Q. Recruiting‑wise, what Brian was talking about, you're kind of old school, you're not on Twitter. What is the challenge for you? You're a guy that gets in the car and goes and drives to high schools.
REESE MORGAN: Well, you do a little more than that. You might want to ‑‑ we send pigeons out ahead of time to make sure the school knows we are coming. What's that the telegram thing coming out, Western Union gram? It's really interesting because my wife is very techno‑savvy, and I have texted our players to tell them there's a meeting.

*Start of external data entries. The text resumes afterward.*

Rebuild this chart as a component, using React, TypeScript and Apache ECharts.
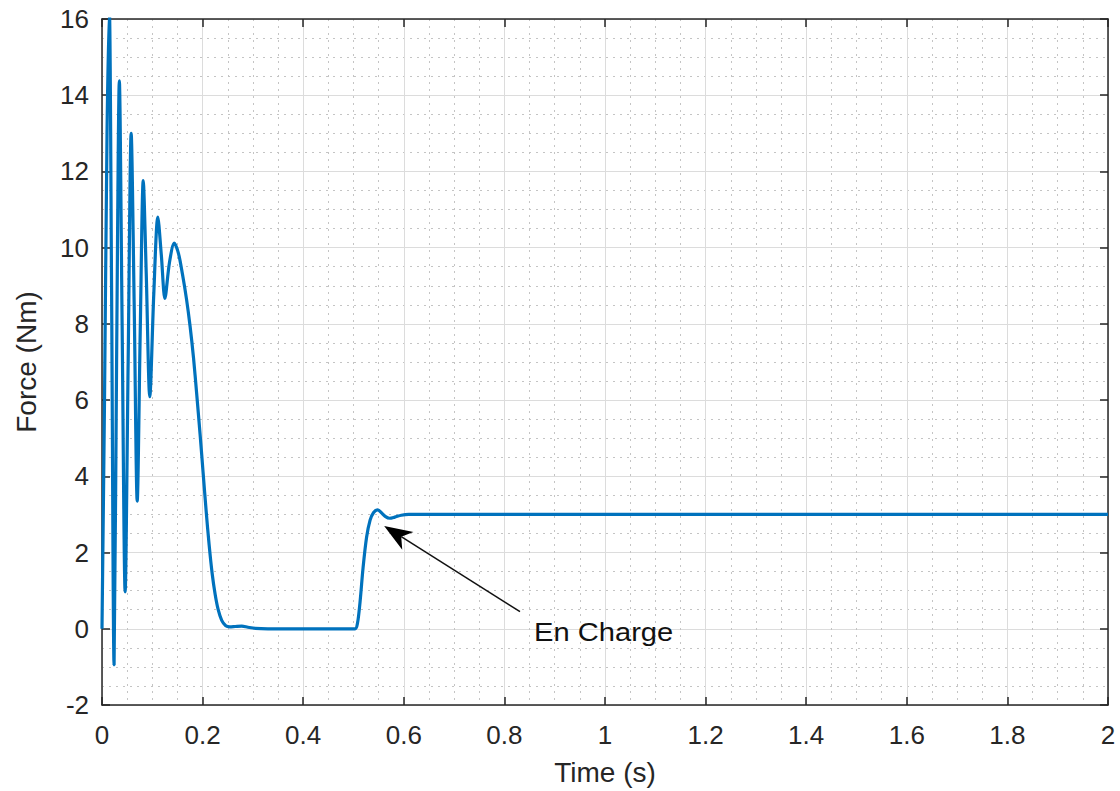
import React, { useEffect, useRef } from "react";
import * as echarts from "echarts";

// Time (s) samples and force (Nm) values
const timeValues: number[] = [
  0, 0.005, 0.01, 0.0145, 0.019, 0.024, 0.029, 0.0345, 0.04, 0.046,
  0.052, 0.058, 0.064, 0.07, 0.076, 0.082, 0.088, 0.095, 0.103, 0.111,
  0.118, 0.125, 0.134, 0.1437, 0.152, 0.16, 0.168, 0.175, 0.182, 0.188,
  0.195, 0.201, 0.207, 0.213, 0.219, 0.225, 0.231, 0.238, 0.246, 0.254,
  0.265, 0.278, 0.29, 0.305, 0.33, 0.4, 0.503, 0.508,
  0.513, 0.519, 0.526, 0.533, 0.54, 0.548, 0.555, 0.563, 0.572, 0.582,
  0.595, 0.61, 1.0, 1.5, 2.0,
];
const forceValues: number[] = [
  0, 6, 13, 16.3, 9, -0.95, 7, 14.38, 8, 0.97,
  7, 13.0, 8.5, 3.35, 7.8, 11.76, 9.3, 6.09, 8.8, 10.8,
  9.8, 8.67, 9.6, 10.12, 9.85, 9.3, 8.65, 7.95, 7.1, 6.2,
  5.1, 4.1, 3.1, 2.2, 1.45, 0.9, 0.5, 0.22, 0.08, 0.05,
  0.06, 0.07, 0.04, 0.01, 0, 0, 0, 0.15,
  0.7, 1.6, 2.4, 2.85, 3.05, 3.12, 3.05, 2.95, 2.9, 2.93,
  2.98, 3.0, 3.0, 3.0, 3.0,
];

const xTicks = { min: 0, max: 2, interval: 0.2 };
const yTicks = { min: -2, max: 16, interval: 2 };

const annotationText = "En Charge";
const arrowTip: [number, number] = [0.561, 2.7];
const arrowTail: [number, number] = [0.831, 0.45];
const textAnchor: [number, number] = [0.859, -0.08];

const FONT = "'Liberation Sans', Arial, Helvetica, sans-serif";
const AXIS_COLOR = "#262626";

export default function App() {
  const ref = useRef<HTMLDivElement>(null);

  useEffect(() => {
    if (!ref.current) return;
    const chart = echarts.init(ref.current, null, { renderer: "svg" });

    const axisCommon = {
      axisLine: { show: true, onZero: false, lineStyle: { color: AXIS_COLOR, width: 1.5 } },
      axisTick: { show: true, inside: true, length: 8, lineStyle: { color: AXIS_COLOR, width: 1.5 } },
      minorTick: { show: false, splitNumber: 4 },
    };

    const data = timeValues.map((t, i) => [t, forceValues[i]]);

    chart.setOption({
      animation: false,
      backgroundColor: "#ffffff",
      grid: { left: 102, right: 12, top: 19, bottom: 86, containLabel: false },
      xAxis: [
        {
          type: "value",
          position: "bottom",
          ...xTicks,
          ...axisCommon,
          splitLine: { show: true, lineStyle: { color: "#dcdcdc", width: 1 } },
          minorSplitLine: { show: true, lineStyle: { color: "#c4c4c4", width: 1, type: [2, 5] } },
          axisLabel: { show: true, margin: 17, fontSize: 26, color: AXIS_COLOR, fontFamily: FONT },
          name: "Time (s)",
          nameLocation: "middle",
          nameGap: 53,
          nameTextStyle: { fontSize: 28, color: AXIS_COLOR, fontFamily: FONT },
        },
        {
          type: "value",
          position: "top",
          ...xTicks,
          ...axisCommon,
          splitLine: { show: false },
          axisLabel: { show: false },
        },
      ],
      yAxis: [
        {
          type: "value",
          position: "left",
          ...yTicks,
          ...axisCommon,
          splitLine: { show: true, lineStyle: { color: "#dcdcdc", width: 1 } },
          minorSplitLine: { show: true, lineStyle: { color: "#c4c4c4", width: 1, type: [2, 5] } },
          axisLabel: { show: true, margin: 13, fontSize: 26, color: AXIS_COLOR, fontFamily: FONT },
          name: "Force (Nm)",
          nameLocation: "middle",
          nameGap: 62,
          nameTextStyle: { fontSize: 28, color: AXIS_COLOR, fontFamily: FONT },
        },
        {
          type: "value",
          position: "right",
          ...yTicks,
          ...axisCommon,
          splitLine: { show: false },
          axisLabel: { show: false },
        },
      ],
      series: [
        {
          type: "line",
          xAxisIndex: 0,
          yAxisIndex: 0,
          data,
          showSymbol: false,
          smooth: 0.3,
          clip: true,
          lineStyle: { color: "#0072BD", width: 3.2 },
          z: 5,
        },
      ],
    });

    const tip = chart.convertToPixel({ seriesIndex: 0 }, arrowTip) as number[];
    const tail = chart.convertToPixel({ seriesIndex: 0 }, arrowTail) as number[];
    const txt = chart.convertToPixel({ seriesIndex: 0 }, textAnchor) as number[];
    const dx = tip[0] - tail[0];
    const dy = tip[1] - tail[1];
    const len = Math.sqrt(dx * dx + dy * dy);
    const ux = dx / len;
    const uy = dy / len;
    const nx = -uy;
    const ny = ux;
    const L = 28;
    const W = 21;
    const back = [tip[0] - ux * L, tip[1] - uy * L];
    const indent = [tip[0] - ux * L * 0.72, tip[1] - uy * L * 0.72];

    chart.setOption({
      graphic: [
        {
          type: "line",
          shape: { x1: tail[0], y1: tail[1], x2: indent[0], y2: indent[1] },
          style: { stroke: "#111111", lineWidth: 1.5 },
          z: 10,
        },
        {
          type: "polygon",
          shape: {
            points: [
              [tip[0], tip[1]],
              [back[0] + (nx * W) / 2, back[1] + (ny * W) / 2],
              [indent[0], indent[1]],
              [back[0] - (nx * W) / 2, back[1] - (ny * W) / 2],
            ],
          },
          style: { fill: "#000000" },
          z: 10,
        },
        {
          type: "text",
          x: txt[0],
          y: txt[1],
          scaleX: 1.12,
          style: {
            text: annotationText,
            fontSize: 26,
            fontFamily: FONT,
            fill: "#111111",
            align: "left",
            verticalAlign: "middle",
          },
          z: 10,
        },
      ],
    });

    return () => chart.dispose();
  }, []);

  return (
    <div
      ref={ref}
      style={{ position: "absolute", left: 0, top: 0, width: 1120, height: 791 }}
    />
  );
}
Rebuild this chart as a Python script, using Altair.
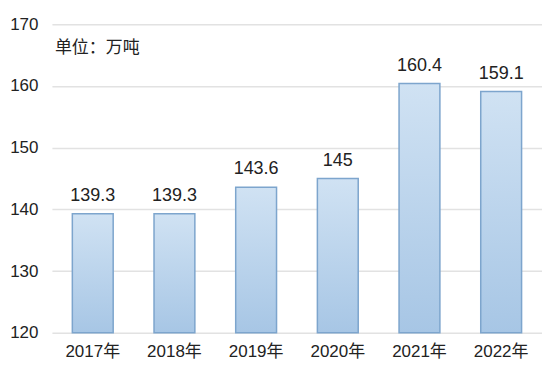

I don't have an iPhone. I have an f-Phone, a flip phone, so I communicate that way. I really think ‑ you really come down to relationships again, and I know Brian said that, I don't want to sound redundant. But just people know if you care about them. You don't have to write ‑ and we ‑ I think we take great pride in developing relationships with our coaches and our parents through the recruiting process.
And then there's a certain comfort level or a trust that comes in there, and you know, gosh, I don't feel like a grandfather or an old man or a tired guy, but like James Vandenberg said, gosh, he reminds me of my grandfather when we were recruiting and kind of made me look in the mirror and say, yeah, I guess I probably do.
The kids are young and this is a magnificent profession and we have such great people here and we have a great program and university itself; and I do have a Facebook account.
Q. Nate Meier making the move to defensive end, what do you look to get out of him?
REESE MORGAN: I think he's kind of found a home with us, because he's played a couple different spots. If we can teach him how to rush a passer, how to defend blocks; you know, he's a very competitive young man, very talented young man. But also extremely raw, and he'll go behind blocks ‑ he'll a la matt Roth and Mitch at times ‑ I hope to heck we have a guy that's even close to ‑ and you don't mention him in that breath, because he's not there. But I think he brings the quickness, some toughness and competitive spirit to our group.